Der Nierenkrebs (Nierenzellkarzinom) hat in der Riege der soliden Tumoren auch noch eine Sonderstellung, weil er auf die bekannten Chemotherapien nicht bzw. sehr schlecht anspricht. Dort muss man andere Wege gehen.
Bis vor 10 Jahren hat man ihn mit einer unspezifischen Immuntherapie versucht zu bekämpfen, was aber nur in wenigen Fällen gelang und zu sehr starken Nebenwirkungen führte bis hin zu Herzinfarkten und Schlaganfällen. Diese Therapien werden heute nur noch bei sehr ausgesucht jungen und fitten Patienten angewandt. Eigentlich macht man das heute nicht mehr, ich glaube auch nicht, dass dies euer Onkologe gemeint hat, dazu später mehr.

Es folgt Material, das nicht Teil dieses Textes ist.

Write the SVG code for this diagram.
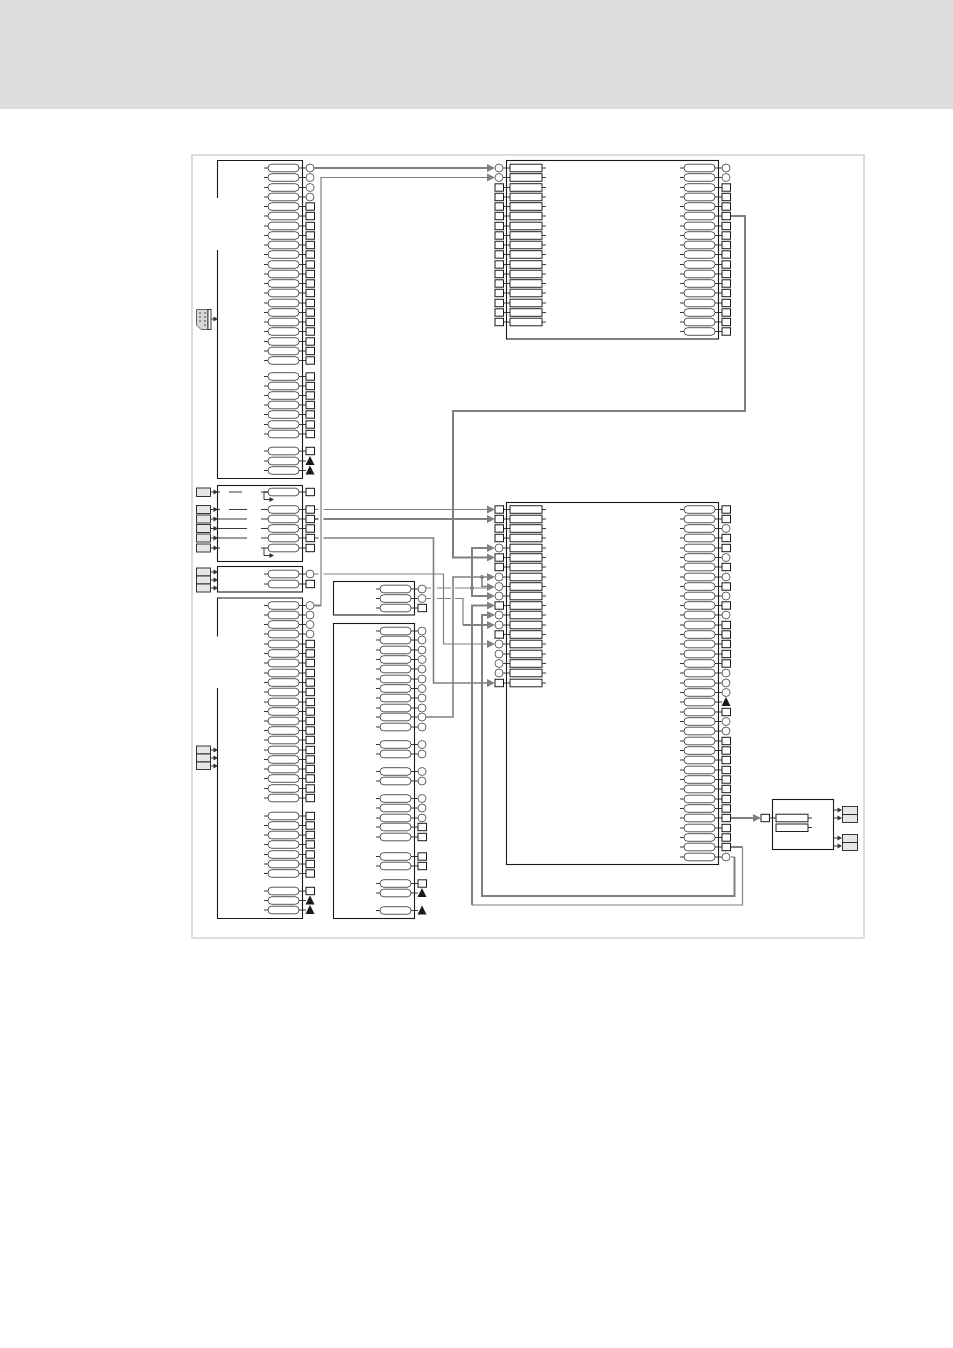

Seit 2006 gibt es für die systemische Behandlung des metastierten Nierenkrebses eine relativ neue Art von Medikamenten (Angiogenese Hemmer oder Targetet Therapies) die, grob erklärt, die Blutzufuhr zu den Metastasen stören. Dadurch sollen die Tumorzellen in ihrem Wachstum gestoppt werden. Es gibt hier die sogenannten Tyrosinkinasehemmer kurz Tki wie Sutent (Sunitinib), Votrient (Pazozanib), Inlyta (Axitinib), und Nexavar (Sorafinib); die m-Tor Hemmer Avinitor (Everolimus) und Torisel (Temsirolimus); und den Antikörper Avastin (Bevazizumab). Diese Medikamente sind nicht kreuzresistend und können so nach Versagen durch ein anderes Medikament ersetzt werden. Dadurch kann man den Krebs lange in Schach halten. Zu den Nebenwirkungen steht viel im Nierenkrebsteil dieses Forums, z.B.: http://www.krebs-kompass.de/showthread.php?t=49490 , http://www.krebs-kompass.de/showthread.php?t=19379 . Beim Nierenkrebs Unterforum ist auch eine Patientenorganisation genannt, bei der man sich auch informieren kann http://www.krebs-kompass.de/showthread.php?t=42651 . Auch die deutsche Krebshilfe bietet Informationen an http://www.krebshilfe.de/fileadmin/I...ierenkrebs.pdf oder da schaust bei beim Krebsinformationsdienst des deutschen Krebsforschungszentrums vorbei www.krebsinformationsdienst.de . Und nicht zuletzt eure Onkologen werden euch da mit Tat und Rat zur Seite stehen. Diese Therapie bewirkt meist keine Heilung, sie soll diese Erkrankung chronifizieren, so dass man mit dem Krebs ein akzeptables Leben führen kann ( wie z.B. bei Diabetes). Ich mache das schon seit mittlerweile 5,5 Jahren und andere noch viel länger ( z.B. Heino aus diesem Forum).

Und jetzt zurück zu dieser Immuntherapie, die eure Ärzte vermutlich gemeint haben. Es kommen demnächst zielgerichtete Immuntherapien auf den Markt (in Deutschland noch nicht zugelassen, keine Ahnung wie das in der Schweiz aussieht) in Form von Antikörpern (z.B.: Nivolumab, Handelsname Opdivo). In der Zulassungstudie hat man hier beim Nierenkrebs sehr gute Ergebnisse gesehen, allerdings nur bei ungefähr einem Drittel bis zur Hälfte der Patienten. Man muss sich das hier so vorstellen, die Tumorzellen können sich vor dem Körper eigenen Immunsystem verstecken, diese Eigenschaft machen diese Antikörper zunichte. Die Tumorzellen werden wieder vom Immunsystem erkannt und können wieder bekämpft werden. Auch diese Therapie wird sehr wahrscheinlich nicht zur Heilung führen, aber hier konnte in der Studie gezeigt werden, dass man diese Therapien auch gegebenenfalls lange unterbrechen kann, bis man wieder das Medikament bekommen muss. Infos zu Nebenwirkungen, bzw. Erfahrensberichte sind auf Grund der wenigen Patienten, die dieses bisher bekommen haben, noch sehr rar. Bei der oben genannten Patientenorganisation kann man sich auch hierzu informieren.

So, der Roman ist zu Ende, hoffentlich habe ich euch etwas Weiterhelfen können.

Viele Grüße Jan

P.S. Eine Operation der Metastasen ist nicht mehr möglich oder sinnvoll?